Upon each paw, crusted with mud, bound tight to his feet by the pure coziness of its fit, was a black boot. They were made of thick, coarse, rubber, durable yet strangely flexible, and stretched about five inches up the legs of the four foot three electric Pokemon. Despite the strangeness of his attire, the Manectric seemed overjoyed at the rugged, dirt-crusted, muddied boots, adding to his display by bashing his front paws into the ground as if to declare them his, and Phi was relieved that they had made the long trip to Unova, where a shoe maker had forged his prized boots into being.
The air fizzed with electricity, and from the moment Osh landed on the ground, he was moving. He bucked his legs into the air, thudded his feet against the turf, twisted and turned and leaped into the sky like a foal on a summer day who just realized that the sun was up and the grass was lush and life was good. He exuded an intensity of excitement, and the thick-soled boots he wore bucked against the ground with a thwomp and a thump. Osh was ready to fight, and the playful joy that he exuded threatened to overpower even the dreamy atmosphere of his trainer, as her cheeks wrinkled, and she smiled involuntarily. It was memory that caused it. It was memory that caused everything.
Throughout the folds of time, where many memories slipped away, this one had remained. She could see it so clearly, despite the long passage between then and now. A hyper little Electrike, dancing in a swamp, bucking his heels into the air, striking mud in waves, catapulting himself into space and twisting, trying to land again on his feet, perhaps missing, but always getting back up again. Now that she thought about it, it wasn't a dance, as the word implied. No, it was much more of a popcorning, a twitch of excitement overgrown, a buck for the pure purpose that he is alive, and he can buck, and the rain is washing over his bed headed form, battering his bed headed form, bucking with his bead headed form, and he is alive, and the rain is alive with him.

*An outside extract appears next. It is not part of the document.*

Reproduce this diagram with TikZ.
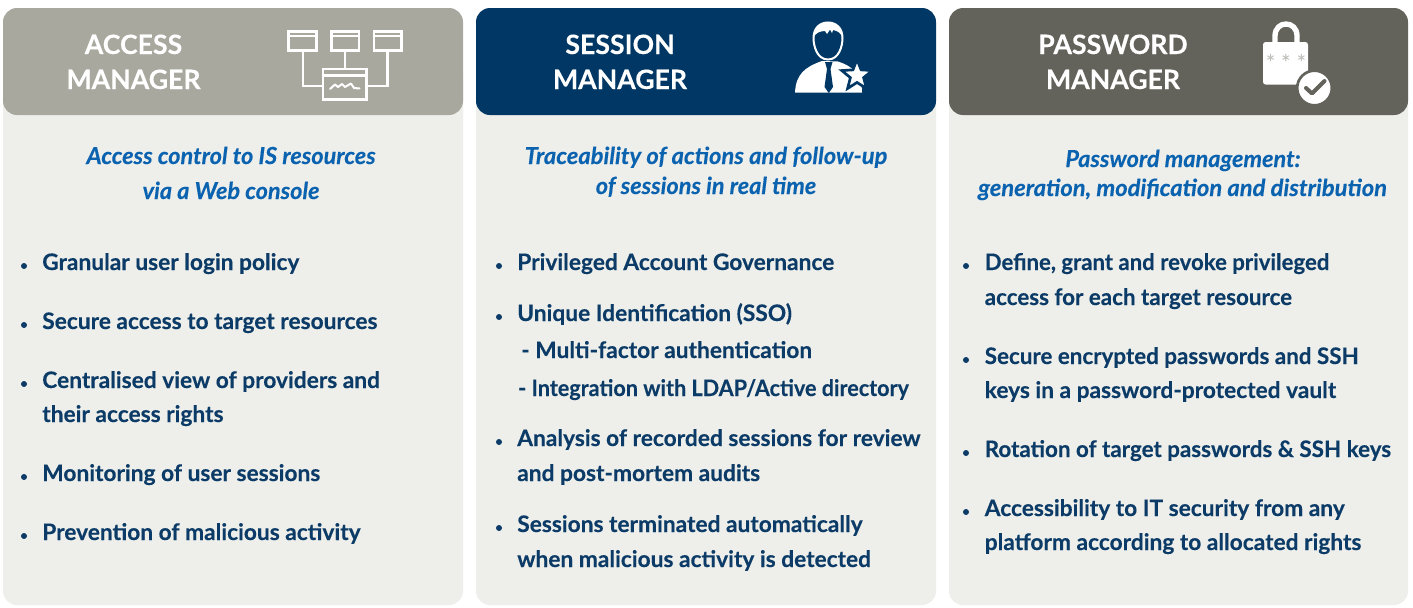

How strange. She'd have never thought about it that way. No, the thought would have never entered her brain! At least, not until she saw him. There was always something that couldn't be fathomed, and you never knew you couldn't fathom it, until one day someone showed you you could.
Was there something she was missing now? Wasn't there always? But was there something... greater, something right beneath her nose? Yes, Phi thought there was, but what it was... now that was the question.
I am swept in a storm of a thousand hailstones, and searching for the eye.